Si j’ai une âme « , premier roman audacieux de Vincent Peyrel, pourrait n’être qu’un conte cruel transcendant l’instinct de prédation…
De gare en gare, Hans, un jeune éphèbe de 17 ans à l’ « allure de prince de contes », poursuit sa quête de partenaires sexuels dans le but d’assouvir une irrépressible « envie de baiser ». Le mardi 7 novembre 1919, assis devant la gare d’Hanovre, il rencontre Frédéric, un quadragénaire qui, couvert par la police, s’adonne à la délation et au marché noir. Installés dans un petit appartement de la Neuestrasse, Hans et Frédéric vivent librement, l’un rangeant l’autre cuisinant, jusqu’au jour où, le 23 juin 1924, les flics font irruption. Des os « mal enterrés » ont été découverts dans le parc du château Herrenhausen…

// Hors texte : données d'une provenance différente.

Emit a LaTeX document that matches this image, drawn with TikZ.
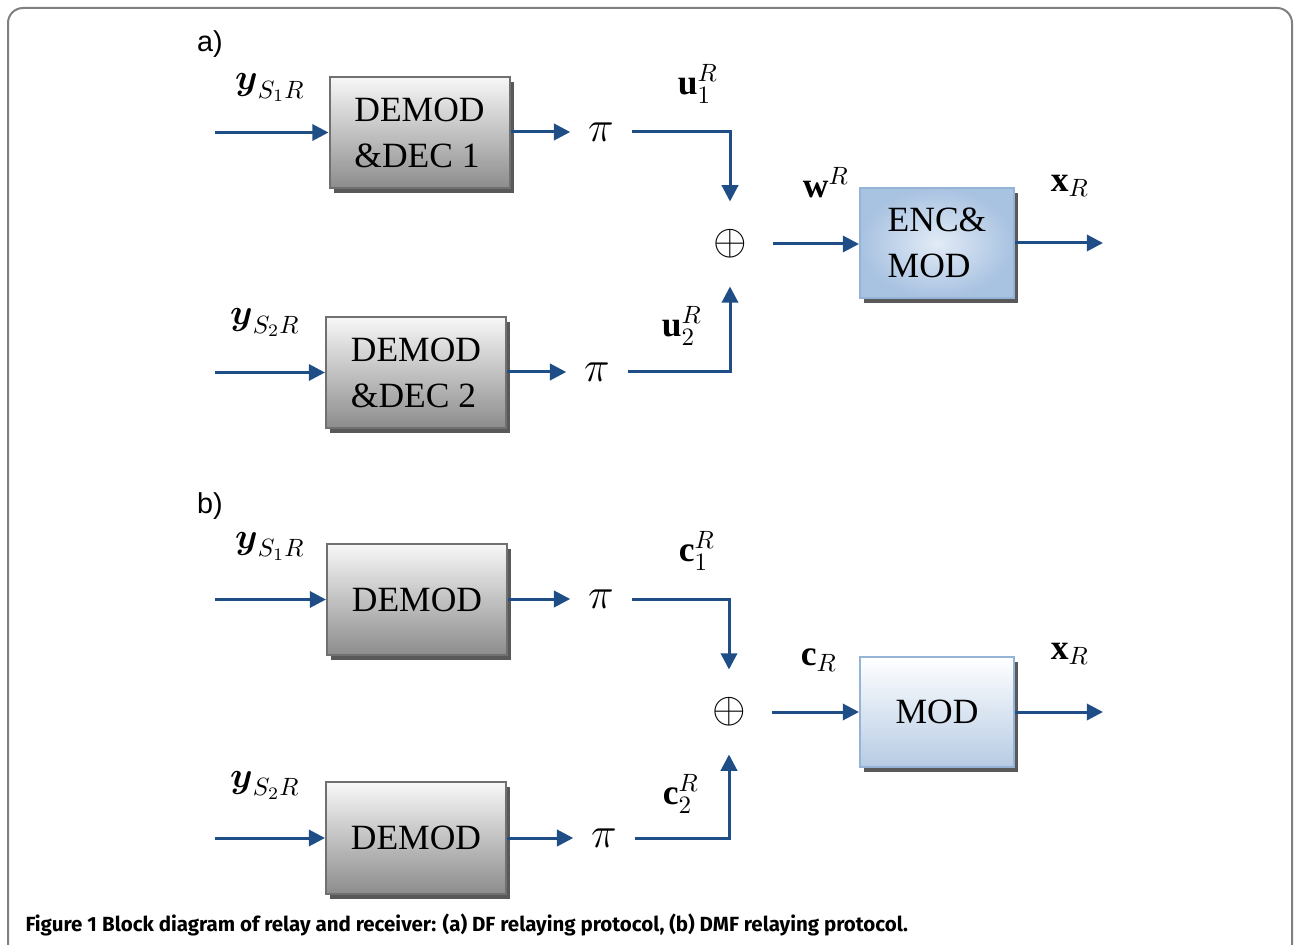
\documentclass[tikz,border=0pt]{standalone}
\usepackage{amsmath}
\usepackage{fontspec}
\setmainfont{Liberation Serif}
\setsansfont{Liberation Sans}
\newfontfamily\capfont{Fira Sans}
\usetikzlibrary{%
		arrows.meta%
		,shadows%
	}
\definecolor{sigblue}{RGB}{31,78,135}
\definecolor{boxline}{RGB}{112,112,112}
\definecolor{blueline}{RGB}{149,179,215}
\definecolor{bluelight}{RGB}{226,235,246}
\definecolor{bluedark}{RGB}{168,194,225}
\definecolor{bluebottom}{RGB}{182,203,228}
\definecolor{framegray}{RGB}{128,128,128}

\begin{document}
\begin{tikzpicture}[x=0.4pt,y=-0.4pt,
		sig/.style={sigblue, line width=1.2pt, -{Triangle[length=6.5pt,width=6.5pt]}},
		boxtext/.style={align=left, font=\fontsize{14.2}{18.4}\selectfont},
		boxshadow/.style={drop shadow={shadow xshift=1.6pt, shadow yshift=-2pt, fill=black!65, opacity=1}},
		graybox/.style={boxtext, boxshadow, draw=boxline, line width=0.8pt, top color=black!3, bottom color=black!45, minimum width=72pt, minimum height=44.6pt},
		encbox/.style={boxtext, boxshadow, draw=blueline, line width=0.8pt, inner color=bluelight, outer color=bluedark, minimum width=61.6pt, minimum height=44pt},
		modbox/.style={boxtext, boxshadow, draw=blueline, line width=0.8pt, top color=white, bottom color=bluebottom, minimum width=61.6pt, minimum height=44pt},
		pinode/.style={inner xsep=7pt, font=\fontsize{17}{19}\selectfont},
		sumnode/.style={circle, inner sep=0pt, minimum size=33.6pt, font=\fontsize{18.5}{20}\selectfont},
		lbl/.style={font=\fontsize{14.2}{17}\selectfont},
		part/.style={font=\sffamily\fontsize{11.5}{14}\selectfont}
	]
	\useasboundingbox (0,0) rectangle (1294,945);
	\draw[framegray, line width=0.8pt, rounded corners=6pt] (8,945) -- (8,8) -- (1292,8) -- (1292,945);

	% a) DF relaying
	\node[part] (pa) at (210,44) {a)};
	\node[graybox] (dd1) at (419.5,132.5) {DEMOD\\\&DEC 1};
	\node[graybox] (dd2) at (416,372.5) {DEMOD\\\&DEC 2};
	\node[pinode] (pi1) at (601,132) {$\pi$};
	\node[pinode] (pi2) at (597,372) {$\pi$};
	\node[sumnode] (sum1) at (730,244) {$\oplus$};
	\node[encbox] (enc) at (937,243) {ENC\&\\MOD};
	\coordinate (in1) at (215,132.5);
	\coordinate (in2) at (215,372.5);
	\coordinate (out1) at (1103,243);
	\node[lbl] (ly1) at (270,88) {$\boldsymbol{y}_{S_1R}$};
	\node[lbl] (ly2) at (265,323) {$\boldsymbol{y}_{S_2R}$};
	\node[lbl] (lu1) at (698,84) {$\mathbf{u}_1^R$};
	\node[lbl] (lu2) at (682,326) {$\mathbf{u}_2^R$};
	\node[lbl] (lw) at (826,183) {$\mathbf{w}^R$};
	\node[lbl] (lx1) at (1070,186) {$\mathbf{x}_R$};
	\draw[sig] (in1) -- (dd1.west);
	\draw[sig] (in2) -- (dd2.west);
	\draw[sig] (dd1.east |- pi1) -- (pi1.west);
	\draw[sig] (dd2.east |- pi2) -- (pi2.west);
	\draw[sig] (pi1.east) -| (sum1.north);
	\draw[sig] (pi2.east) -| (sum1.south);
	\draw[sig] (sum1.east) -- (enc.west |- sum1);
	\draw[sig] (enc.east) -- (out1);

	% b) DMF relaying
	\node[part] (pb) at (210,506) {b)};
	\node[graybox] (dm1) at (417,599.5) {DEMOD};
	\node[graybox] (dm2) at (416,838) {DEMOD};
	\node[pinode] (pi3) at (601,599) {$\pi$};
	\node[pinode] (pi4) at (604,838) {$\pi$};
	\node[sumnode] (sum2) at (729,712) {$\oplus$};
	\node[modbox] (mod) at (937,712) {MOD};
	\coordinate (in3) at (215,599.5);
	\coordinate (in4) at (215,838);
	\coordinate (out2) at (1103,712);
	\node[lbl] (ly3) at (270,546) {$\boldsymbol{y}_{S_1R}$};
	\node[lbl] (ly4) at (265,785) {$\boldsymbol{y}_{S_2R}$};
	\node[lbl] (lc1) at (697,551) {$\mathbf{c}_1^R$};
	\node[lbl] (lc2) at (681,794) {$\mathbf{c}_2^R$};
	\node[lbl] (lc) at (819,660) {$\mathbf{c}_R$};
	\node[lbl] (lx2) at (1070,654) {$\mathbf{x}_R$};
	\draw[sig] (in3) -- (dm1.west);
	\draw[sig] (in4) -- (dm2.west);
	\draw[sig] (dm1.east |- pi3) -- (pi3.west);
	\draw[sig] (dm2.east |- pi4) -- (pi4.west);
	\draw[sig] (pi3.east) -| (sum2.north);
	\draw[sig] (pi4.east) -| (sum2.south);
	\draw[sig] (sum2.east) -- (mod.west |- sum2);
	\draw[sig] (mod.east) -- (out2);

	\node[anchor=base west, inner xsep=0pt, font=\capfont\fontsize{8.2}{10}\selectfont] (cap) at (25,931) {\textbf{Figure 1} \textbf{Block diagram of relay and receiver: (a) DF relaying protocol, (b) DMF relaying protocol.}};
\end{tikzpicture}
\end{document}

Depuis sa cellule de prison, Hans recense ses passages à l’acte, ainsi que ceux, en plus grand nombre, de Frédéric qui, historiquement, n’est autre que Fritz Haarman, le » boucher d’Hanovre ". Si j’ai une âme se réfère à un fait divers notoire tout en n’excluant pas l’apport de l’invention. Si Fritz Haarman fut guillotiné en 1925 pour le viol et le meurtre de 24 jeunes hommes dont il buvait le sang et mangeait les chairs, Hans Grans fut jugé mais non incriminé. En faisant d’Hans à la fois le complice fasciné et l’ultime victime de Frédéric, Vincent Peyrel parvient à donner une incontestable densité à son récit.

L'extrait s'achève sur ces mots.